Abbandonarsi

C’è un grosso equivoco dal quale dobbiamo liberarci quando parliamo di consacrazione.

L’equivoco che ci porta a pensare che consacrarsi a Dio significhi abbandonare tutto e che sia di conseguenza improponibile la coesistenza fra la consacrazione a Dio ed un lavoro secolare, fra la consacrazione a Dio e la vita familiare.

Si tratta di un equivoco che affonda le sue radici nella dottrina cattolica, che ha fatto e continua a fare del clericalismo una delle sue colonne fondanti dividendo il popolo di Dio in due parti nettamente distinte fra loro e l’una totalmente dipendente dall’altra.

Dobbiamo con umile sincerità riconoscere che l’equivoco si è fatto strada anche fra noi, pur vivendo in un contesto in cui, in ubbidienza alla Parola di Dio, si afferma di credere all’universalità del sacerdozio dei credenti e quindi al cammino di comunità formate paradossalmente “da tutti preti” (donne comprese!).

Consacrare la propria vita al Signore non ha nella Parola il significato di “abbandonare” ma prioritariamente quello di “abbandonarsi”.

Ha scritto l’apostolo Paolo: “…Egli (Gesù) morì per tutti affinché quelli che vivono non vivano più per sé stessi, ma per Colui che è morto e risuscitato per loro” (2 Corinzi 5:15).
Il Signore ha un diritto di riscatto sulla nostra vita, avendola pagata “a gran prezzo”: un diritto che siamo chiamati a lasciargli esercitare.

Consacrarsi a Lui significa quindi prima di tutto abbandonarsi alla Sua piena sovranità, significa riconoscergli questo diritto ed agire di conseguenza, dicendogli: “Tu hai riscattato la mia vita.
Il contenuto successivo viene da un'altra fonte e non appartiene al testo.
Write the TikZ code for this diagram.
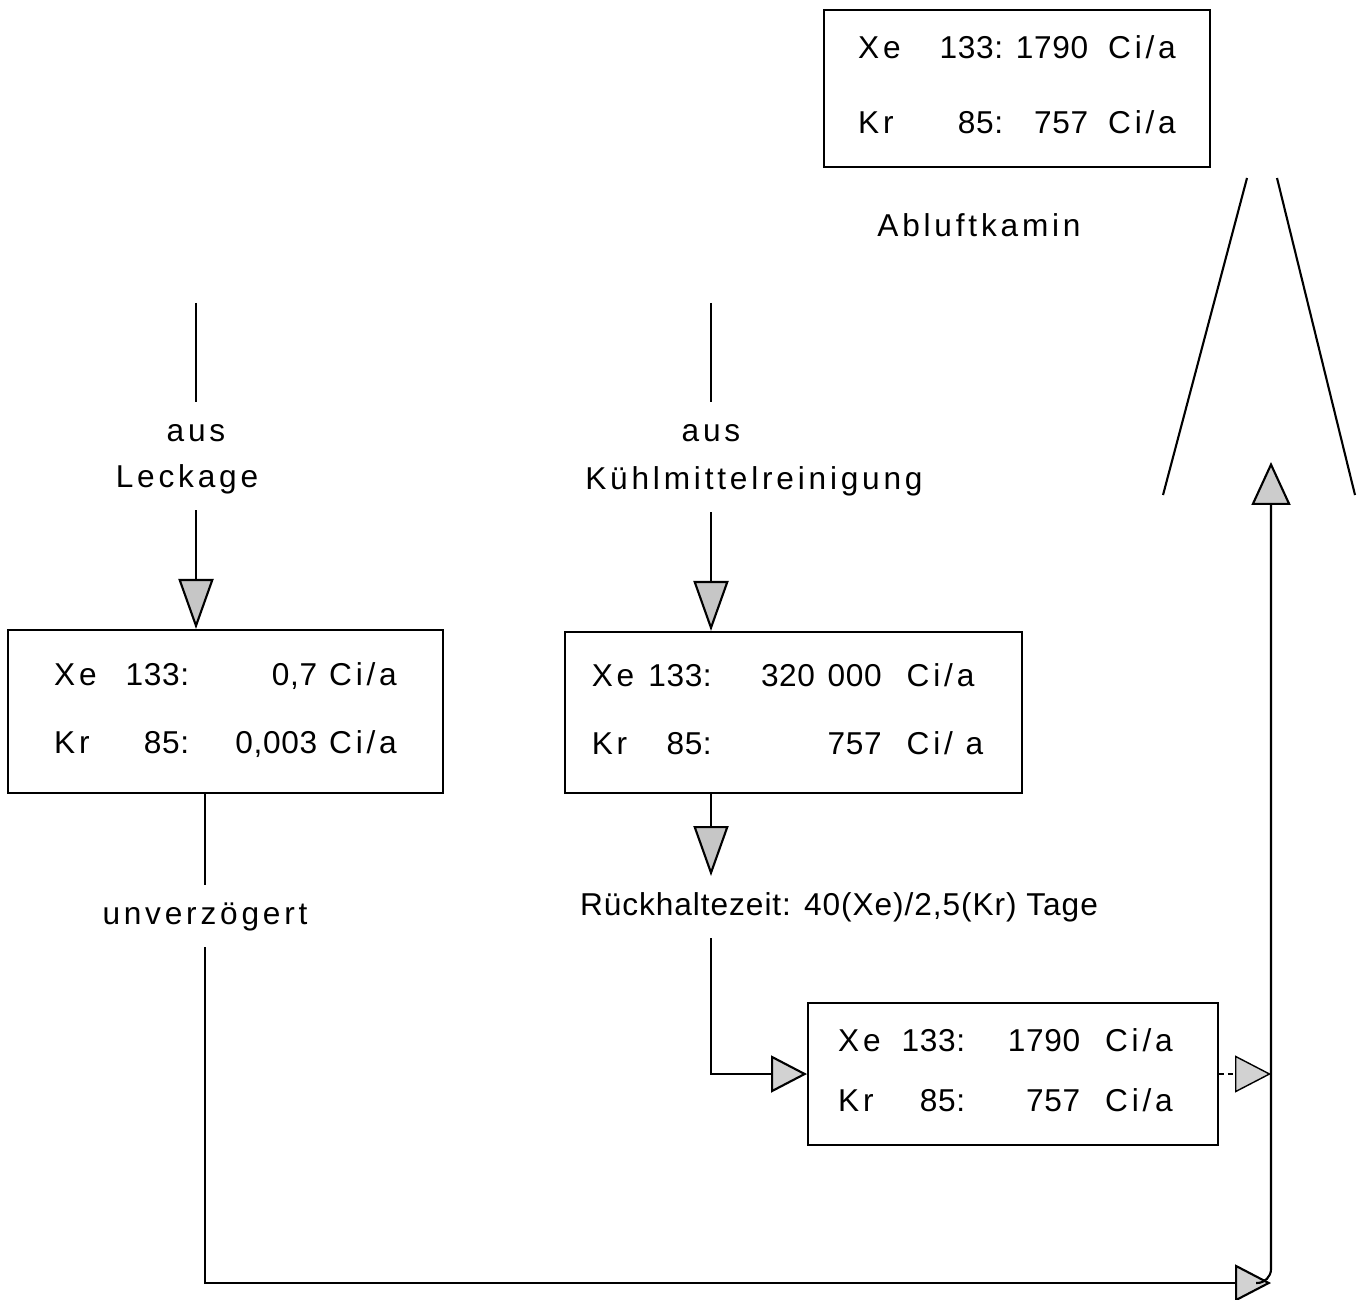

La mia vita ora non appartiene più a me, ma appartiene a Te. Fanne quello che vuoi e che mi indicherai!”.

Questo ci permette di comprendere la radice dell’equivoco. Infatti noi non siamo chiamati a “donare la nostra vita a Cristo” (espressione tipica che normalmente sentiamo usare quando una persona decide, ad esempio, di servire il Signore “a pieno tempo”); siamo chiamati piuttosto a riconoscere che, in virtù del fatto che Egli ha pagato per riscattarla, la nostra vita non ci appartiene più, perché appartiene a Lui!

Nel concetto-equivoco di consacrazione è l’uomo il protagonista che sceglie, decide, “si dona”.

Ma… non possiamo donare qualcosa (la nostra vita!) che non ci appartiene più, che appartiene al Signore!!

E al Signore appartiene indistintamente la vita di tutti coloro che, nel momento in cui hanno accettato di essere riscattati da Lui, hanno anche accettato un nuovo programma per la loro vita: “non vivere più per sé stessi, ma per Colui che è morto e risuscitato per loro”!
Con un automatismo spirituale proprio della loro nuova relazione con il Signore, la vita di tutti i riscattati è quindi consacrata a Lui.

Questo “abbandonarsi” al Signore può, nei casi scelti e voluti da Dio, richiedere di abbandonare la propria professione, il proprio lavoro per un obiettivo di servizio indicato dal Signore e per il quale è necessaria la totale dedicazione del nostro tempo.

Ma guai a vivere il processo inverso!

Vivremmo una consacrazione totalmente umana, frutto del nostro attivismo e della nostra volontà.

Quindi: non si abbandona tutto per abbandonarsi al Signore, ma è l’abbandonarsi al Signore che, in vista di compiti particolari, può richiederci di abbandonare tutto!

Quando nel servizio, particolarmente in quello a pieno tempo, si vivono frustrazioni, delusioni, scoraggiamenti, ciò accade sicuramente perchè si è scelto di abbandonare il lavoro, ma senza prima scegliere di abbandonarsi a Cristo.